**Problem to solve**
Output the full listing below exactly as it reads, and skip anything that is a picture.

**Collected data**
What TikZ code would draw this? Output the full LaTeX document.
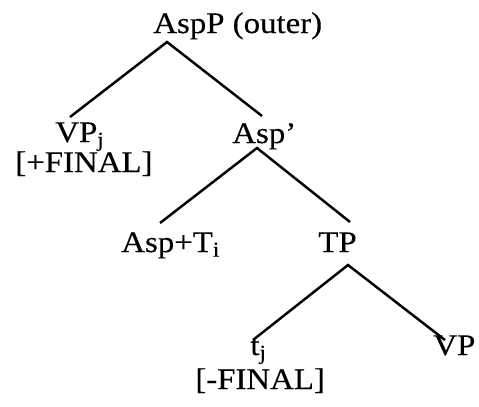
\documentclass[tikz,border=0pt]{standalone}
\usepackage{fontspec}
\setmainfont[FakeStretch=1.1,FakeBold=0.3]{Liberation Serif}
\usepackage{tikz}

\begin{document}
\begin{tikzpicture}[
  x=0.02cm, y=-0.02cm,
  cat/.style={inner sep=0pt, anchor=base west, font=\fontsize{17}{20}\selectfont},
  branch/.style={line width=1.4pt}
]
\useasboundingbox (0,0) rectangle (479,406);

% labels, placed by their base line
\node (aspp) [cat] at (153,33) {AspP (outer)};
\node (vpj) [cat] at (55,142) {VP\textsubscript{j}};
\node (plusfin) [cat] at (15,172) {[+FINAL]};
\node (aspbar) [cat] at (232,143) {Asp'};
\node (asptense) [cat] at (121,252) {Asp+T\textsubscript{i}};
\node (tp) [cat] at (318,252) {TP};
\node (tj) [cat] at (250,355) {t\textsubscript{j}};
\node (minusfin) [cat] at (195,389) {[-FINAL]};
\node (vp) [cat] at (433,355) {VP};

% branches
\draw [branch] ([shift={(15,-25)}]vpj.base west) -- ([shift={(14,9)}]aspp.base west) -- ([shift={(30,-27)}]aspbar.base west);
\draw [branch] ([shift={(39,-29)}]asptense.base west) -- ([shift={(25,5)}]aspbar.base west) -- ([shift={(32,-30)}]tp.base west);
\draw [branch] ([shift={(3,-15)}]tj.base west) -- ([shift={(30,13)}]tp.base west) -- ([shift={(12,-15)}]vp.base west);

\end{tikzpicture}
\end{document}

**Exercise response**
What TikZ code would draw this? Output the full LaTeX document.
\documentclass[tikz,border=0pt]{standalone}
\usepackage{fontspec}
\setmainfont[FakeStretch=1.1,FakeBold=0.3]{Liberation Serif}
\usepackage{tikz}

\begin{document}
\begin{tikzpicture}[
  x=0.02cm, y=-0.02cm,
  cat/.style={inner sep=0pt, anchor=base west, font=\fontsize{17}{20}\selectfont},
  branch/.style={line width=1.4pt}
]
\useasboundingbox (0,0) rectangle (479,406);

% labels, placed by their base line
\node (aspp) [cat] at (153,33) {AspP (outer)};
\node (vpj) [cat] at (55,142) {VP\textsubscript{j}};
\node (plusfin) [cat] at (15,172) {[+FINAL]};
\node (aspbar) [cat] at (232,143) {Asp'};
\node (asptense) [cat] at (121,252) {Asp+T\textsubscript{i}};
\node (tp) [cat] at (318,252) {TP};
\node (tj) [cat] at (250,355) {t\textsubscript{j}};
\node (minusfin) [cat] at (195,389) {[-FINAL]};
\node (vp) [cat] at (433,355) {VP};

% branches
\draw [branch] ([shift={(15,-25)}]vpj.base west) -- ([shift={(14,9)}]aspp.base west) -- ([shift={(30,-27)}]aspbar.base west);
\draw [branch] ([shift={(39,-29)}]asptense.base west) -- ([shift={(25,5)}]aspbar.base west) -- ([shift={(32,-30)}]tp.base west);
\draw [branch] ([shift={(3,-15)}]tj.base west) -- ([shift={(30,13)}]tp.base west) -- ([shift={(12,-15)}]vp.base west);

\end{tikzpicture}
\end{document}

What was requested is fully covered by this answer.